◆ TASK DIRECTIONS ◆
Leave out the images; return the rest of the data exactly.

Records
===============

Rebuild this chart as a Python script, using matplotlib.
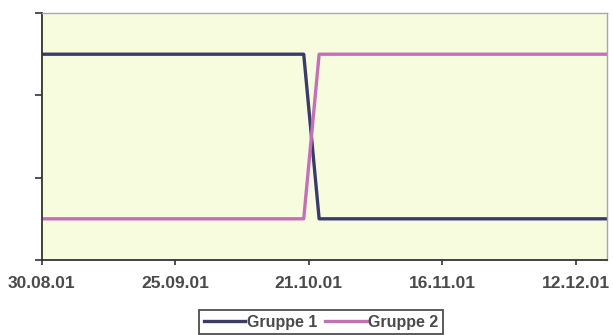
import matplotlib
matplotlib.use("Agg")
import matplotlib.pyplot as plt
import matplotlib.dates as mdates
import pandas as pd

# Werte
dates = ["30.08.2001", "20.10.2001", "23.10.2001", "18.12.2001"]
gruppe1 = [2.5, 2.5, 0.5, 0.5]
gruppe2 = [0.5, 0.5, 2.5, 2.5]
tick_dates = ["30.08.2001", "25.09.2001", "21.10.2001", "16.11.2001", "12.12.2001"]

x = pd.to_datetime(dates, format="%d.%m.%Y")
ticks = pd.to_datetime(tick_dates, format="%d.%m.%Y")

plt.rcParams['font.family'] = ['Liberation Sans', 'DejaVu Sans']

fig = plt.figure(figsize=(6.13, 3.35), dpi=100)
ax = fig.add_axes([0.068, 0.224, 0.922, 0.737])
ax.set_facecolor('#f8fcdf')

ax.plot(x, gruppe1, color='#3b3b68', lw=2.4, label='Gruppe 1')
ax.plot(x, gruppe2, color='#c272b4', lw=2.4, label='Gruppe 2')

ax.set_xlim(x[0], x[-1])
ax.set_ylim(0, 3)
ax.set_yticks([0, 1, 2, 3])
ax.set_yticklabels([])
ax.set_xticks(ticks)
ax.xaxis.set_major_formatter(mdates.DateFormatter('%d.%m.%y'))
ax.tick_params(axis='y', direction='out', length=5, width=1.2, color='#333333')
ax.tick_params(axis='x', direction='out', length=3.5, width=1.2, color='#333333',
               labelsize=12.5, labelcolor='#4a4a4a', pad=8)
for lab in ax.get_xticklabels():
    lab.set_fontweight('bold')

for side in ['left', 'bottom']:
    ax.spines[side].set_color('#333333')
    ax.spines[side].set_linewidth(1.3)
for side in ['top', 'right']:
    ax.spines[side].set_color('#a8a8a8')
    ax.spines[side].set_linewidth(1.0)

leg = fig.legend(loc='upper center', bbox_to_anchor=(0.524, 0.075), ncol=2,
                 frameon=True, fancybox=False, handlelength=2.6,
                 prop={'size': 11.5, 'weight': 'bold'},
                 handletextpad=0.1, columnspacing=0.5, borderpad=0.3,
                 borderaxespad=0)
leg.get_frame().set_edgecolor('#222222')
leg.get_frame().set_linewidth(1.3)
for t in leg.get_texts():
    t.set_color('#4a4a4a')

fig.savefig('out.png', dpi=100)
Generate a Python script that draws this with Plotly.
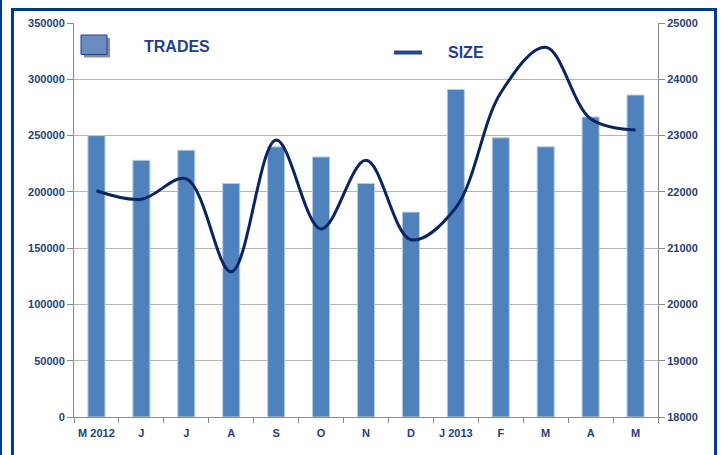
import plotly.graph_objects as go

months = ["M 2012", "J ", "J  ", "A", "S", "O", "N", "D", "J 2013", "F", "M", "A ", "M "]
trades = [250000, 228000, 237000, 207500, 240000, 231000, 207500, 182000, 291000, 248000, 240000, 266500, 286000]
size = [22020, 21870, 22230, 20580, 22920, 21340, 22560, 21150, 21720, 23760, 24570, 23300, 23100]
left_ticks = [0, 50000, 100000, 150000, 200000, 250000, 300000, 350000]
right_ticks = [18000, 19000, 20000, 21000, 22000, 23000, 24000, 25000]

TXT = "#243F78"
FONT = "Liberation Sans"
TS = 11

fig = go.Figure()
fig.add_trace(go.Bar(x=months, y=trades, name="TRADES",
                     marker=dict(color="#4F81BD", line=dict(color="#B9CDE5", width=1)),
                     showlegend=False, hoverinfo="skip"))
fig.add_trace(go.Scatter(x=months, y=size, name="SIZE", yaxis="y2", mode="lines",
                         line=dict(color="#0A2463", width=3, shape="spline", smoothing=1.0),
                         showlegend=False, hoverinfo="skip"))

W, H = 722, 455
L, R, T, B = 74, 64, 23, 38
pw, ph = W - L - R, H - T - B

def px(x):
    return (x - L) / pw

def py(y):
    return (H - B - y) / ph

shapes = [
    # outer frame
    dict(type="rect", xref="paper", yref="paper", x0=px(12.5), x1=px(715.5), y0=py(480), y1=py(9.5),
         line=dict(color="#003A8C", width=3), layer="above"),
    dict(type="line", xref="paper", yref="paper", x0=px(1), x1=px(1), y0=py(480), y1=py(0),
         line=dict(color="#003A8C", width=2), layer="above"),
    # legend TRADES box shadow + box
    dict(type="rect", xref="paper", yref="paper", x0=px(84), x1=px(110), y0=py(57.5), y1=py(38),
         fillcolor="#8C8C8C", line=dict(width=0), layer="above"),
    dict(type="rect", xref="paper", yref="paper", x0=px(81), x1=px(107), y0=py(54.5), y1=py(35),
         fillcolor="#6A8CC0", line=dict(color="#1F3F8F", width=1), layer="above"),
    # legend SIZE line
    dict(type="line", xref="paper", yref="paper", x0=px(394), x1=px(422), y0=py(52.5), y1=py(52.5),
         line=dict(color="#1F4A8A", width=4), layer="above"),
]

annotations = [
    dict(text="<b>TRADES</b>", xref="paper", yref="paper", x=px(142), y=py(46), xanchor="left",
         yanchor="middle", showarrow=False, font=dict(family=FONT, size=16, color="#1F3F8F")),
    dict(text="<b>SIZE</b>", xref="paper", yref="paper", x=px(446), y=py(52), xanchor="left",
         yanchor="middle", showarrow=False, font=dict(family=FONT, size=16, color="#1F3F8F")),
]

fig.update_layout(
    width=W, height=H,
    margin=dict(l=L, r=R, t=T, b=B, pad=0, autoexpand=False),
    paper_bgcolor="white", plot_bgcolor="white",
    bargap=0.62,
    hovermode=False,
    shapes=shapes, annotations=annotations,
    font=dict(family=FONT, size=TS, color=TXT),
    xaxis=dict(type="category", showline=True, linecolor="#8C8C8C", linewidth=1,
               ticks="outside", ticklen=5, tickcolor="#8C8C8C", tickson="boundaries",
               showgrid=False, tickfont=dict(family=FONT, size=TS, color=TXT),
               ticklabelstandoff=6, tickangle=0, automargin=False),
    yaxis=dict(range=[0, 350000], tickvals=left_ticks, ticktext=[f"<b>{v}</b>" for v in left_ticks],
               showline=True, linecolor="#8C8C8C", linewidth=1,
               ticks="outside", ticklen=6, tickcolor="#8C8C8C",
               showgrid=True, gridcolor="#B4B4B4", gridwidth=1, zeroline=False,
               tickfont=dict(family=FONT, size=TS, color=TXT), automargin=False),
    yaxis2=dict(range=[18000, 25000], tickvals=right_ticks, ticktext=[f"<b>{v}</b>" for v in right_ticks],
                overlaying="y", side="right", showline=True, linecolor="#8C8C8C", linewidth=1,
                ticks="outside", ticklen=6, tickcolor="#8C8C8C", showgrid=False, zeroline=False,
                tickfont=dict(family=FONT, size=TS, color=TXT), automargin=False),
)
fig.update_xaxes(ticktext=[f"<b>{m.strip()}</b>" for m in months], tickvals=months)

fig.write_html("out.html", config={"displayModeBar": False, "staticPlot": True},
               post_script="document.body.style.margin='0px';document.body.style.overflow='hidden';")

===============

◆ SOLUTION ◆
Rebuild this chart as a Python script, using matplotlib.
import matplotlib
matplotlib.use("Agg")
import matplotlib.pyplot as plt
import matplotlib.dates as mdates
import pandas as pd

# Werte
dates = ["30.08.2001", "20.10.2001", "23.10.2001", "18.12.2001"]
gruppe1 = [2.5, 2.5, 0.5, 0.5]
gruppe2 = [0.5, 0.5, 2.5, 2.5]
tick_dates = ["30.08.2001", "25.09.2001", "21.10.2001", "16.11.2001", "12.12.2001"]

x = pd.to_datetime(dates, format="%d.%m.%Y")
ticks = pd.to_datetime(tick_dates, format="%d.%m.%Y")

plt.rcParams['font.family'] = ['Liberation Sans', 'DejaVu Sans']

fig = plt.figure(figsize=(6.13, 3.35), dpi=100)
ax = fig.add_axes([0.068, 0.224, 0.922, 0.737])
ax.set_facecolor('#f8fcdf')

ax.plot(x, gruppe1, color='#3b3b68', lw=2.4, label='Gruppe 1')
ax.plot(x, gruppe2, color='#c272b4', lw=2.4, label='Gruppe 2')

ax.set_xlim(x[0], x[-1])
ax.set_ylim(0, 3)
ax.set_yticks([0, 1, 2, 3])
ax.set_yticklabels([])
ax.set_xticks(ticks)
ax.xaxis.set_major_formatter(mdates.DateFormatter('%d.%m.%y'))
ax.tick_params(axis='y', direction='out', length=5, width=1.2, color='#333333')
ax.tick_params(axis='x', direction='out', length=3.5, width=1.2, color='#333333',
               labelsize=12.5, labelcolor='#4a4a4a', pad=8)
for lab in ax.get_xticklabels():
    lab.set_fontweight('bold')

for side in ['left', 'bottom']:
    ax.spines[side].set_color('#333333')
    ax.spines[side].set_linewidth(1.3)
for side in ['top', 'right']:
    ax.spines[side].set_color('#a8a8a8')
    ax.spines[side].set_linewidth(1.0)

leg = fig.legend(loc='upper center', bbox_to_anchor=(0.524, 0.075), ncol=2,
                 frameon=True, fancybox=False, handlelength=2.6,
                 prop={'size': 11.5, 'weight': 'bold'},
                 handletextpad=0.1, columnspacing=0.5, borderpad=0.3,
                 borderaxespad=0)
leg.get_frame().set_edgecolor('#222222')
leg.get_frame().set_linewidth(1.3)
for t in leg.get_texts():
    t.set_color('#4a4a4a')

fig.savefig('out.png', dpi=100)
Generate a Python script that draws this with Plotly.
import plotly.graph_objects as go

months = ["M 2012", "J ", "J  ", "A", "S", "O", "N", "D", "J 2013", "F", "M", "A ", "M "]
trades = [250000, 228000, 237000, 207500, 240000, 231000, 207500, 182000, 291000, 248000, 240000, 266500, 286000]
size = [22020, 21870, 22230, 20580, 22920, 21340, 22560, 21150, 21720, 23760, 24570, 23300, 23100]
left_ticks = [0, 50000, 100000, 150000, 200000, 250000, 300000, 350000]
right_ticks = [18000, 19000, 20000, 21000, 22000, 23000, 24000, 25000]

TXT = "#243F78"
FONT = "Liberation Sans"
TS = 11

fig = go.Figure()
fig.add_trace(go.Bar(x=months, y=trades, name="TRADES",
                     marker=dict(color="#4F81BD", line=dict(color="#B9CDE5", width=1)),
                     showlegend=False, hoverinfo="skip"))
fig.add_trace(go.Scatter(x=months, y=size, name="SIZE", yaxis="y2", mode="lines",
                         line=dict(color="#0A2463", width=3, shape="spline", smoothing=1.0),
                         showlegend=False, hoverinfo="skip"))

W, H = 722, 455
L, R, T, B = 74, 64, 23, 38
pw, ph = W - L - R, H - T - B

def px(x):
    return (x - L) / pw

def py(y):
    return (H - B - y) / ph

shapes = [
    # outer frame
    dict(type="rect", xref="paper", yref="paper", x0=px(12.5), x1=px(715.5), y0=py(480), y1=py(9.5),
         line=dict(color="#003A8C", width=3), layer="above"),
    dict(type="line", xref="paper", yref="paper", x0=px(1), x1=px(1), y0=py(480), y1=py(0),
         line=dict(color="#003A8C", width=2), layer="above"),
    # legend TRADES box shadow + box
    dict(type="rect", xref="paper", yref="paper", x0=px(84), x1=px(110), y0=py(57.5), y1=py(38),
         fillcolor="#8C8C8C", line=dict(width=0), layer="above"),
    dict(type="rect", xref="paper", yref="paper", x0=px(81), x1=px(107), y0=py(54.5), y1=py(35),
         fillcolor="#6A8CC0", line=dict(color="#1F3F8F", width=1), layer="above"),
    # legend SIZE line
    dict(type="line", xref="paper", yref="paper", x0=px(394), x1=px(422), y0=py(52.5), y1=py(52.5),
         line=dict(color="#1F4A8A", width=4), layer="above"),
]

annotations = [
    dict(text="<b>TRADES</b>", xref="paper", yref="paper", x=px(142), y=py(46), xanchor="left",
         yanchor="middle", showarrow=False, font=dict(family=FONT, size=16, color="#1F3F8F")),
    dict(text="<b>SIZE</b>", xref="paper", yref="paper", x=px(446), y=py(52), xanchor="left",
         yanchor="middle", showarrow=False, font=dict(family=FONT, size=16, color="#1F3F8F")),
]

fig.update_layout(
    width=W, height=H,
    margin=dict(l=L, r=R, t=T, b=B, pad=0, autoexpand=False),
    paper_bgcolor="white", plot_bgcolor="white",
    bargap=0.62,
    hovermode=False,
    shapes=shapes, annotations=annotations,
    font=dict(family=FONT, size=TS, color=TXT),
    xaxis=dict(type="category", showline=True, linecolor="#8C8C8C", linewidth=1,
               ticks="outside", ticklen=5, tickcolor="#8C8C8C", tickson="boundaries",
               showgrid=False, tickfont=dict(family=FONT, size=TS, color=TXT),
               ticklabelstandoff=6, tickangle=0, automargin=False),
    yaxis=dict(range=[0, 350000], tickvals=left_ticks, ticktext=[f"<b>{v}</b>" for v in left_ticks],
               showline=True, linecolor="#8C8C8C", linewidth=1,
               ticks="outside", ticklen=6, tickcolor="#8C8C8C",
               showgrid=True, gridcolor="#B4B4B4", gridwidth=1, zeroline=False,
               tickfont=dict(family=FONT, size=TS, color=TXT), automargin=False),
    yaxis2=dict(range=[18000, 25000], tickvals=right_ticks, ticktext=[f"<b>{v}</b>" for v in right_ticks],
                overlaying="y", side="right", showline=True, linecolor="#8C8C8C", linewidth=1,
                ticks="outside", ticklen=6, tickcolor="#8C8C8C", showgrid=False, zeroline=False,
                tickfont=dict(family=FONT, size=TS, color=TXT), automargin=False),
)
fig.update_xaxes(ticktext=[f"<b>{m.strip()}</b>" for m in months], tickvals=months)

fig.write_html("out.html", config={"displayModeBar": False, "staticPlot": True},
               post_script="document.body.style.margin='0px';document.body.style.overflow='hidden';")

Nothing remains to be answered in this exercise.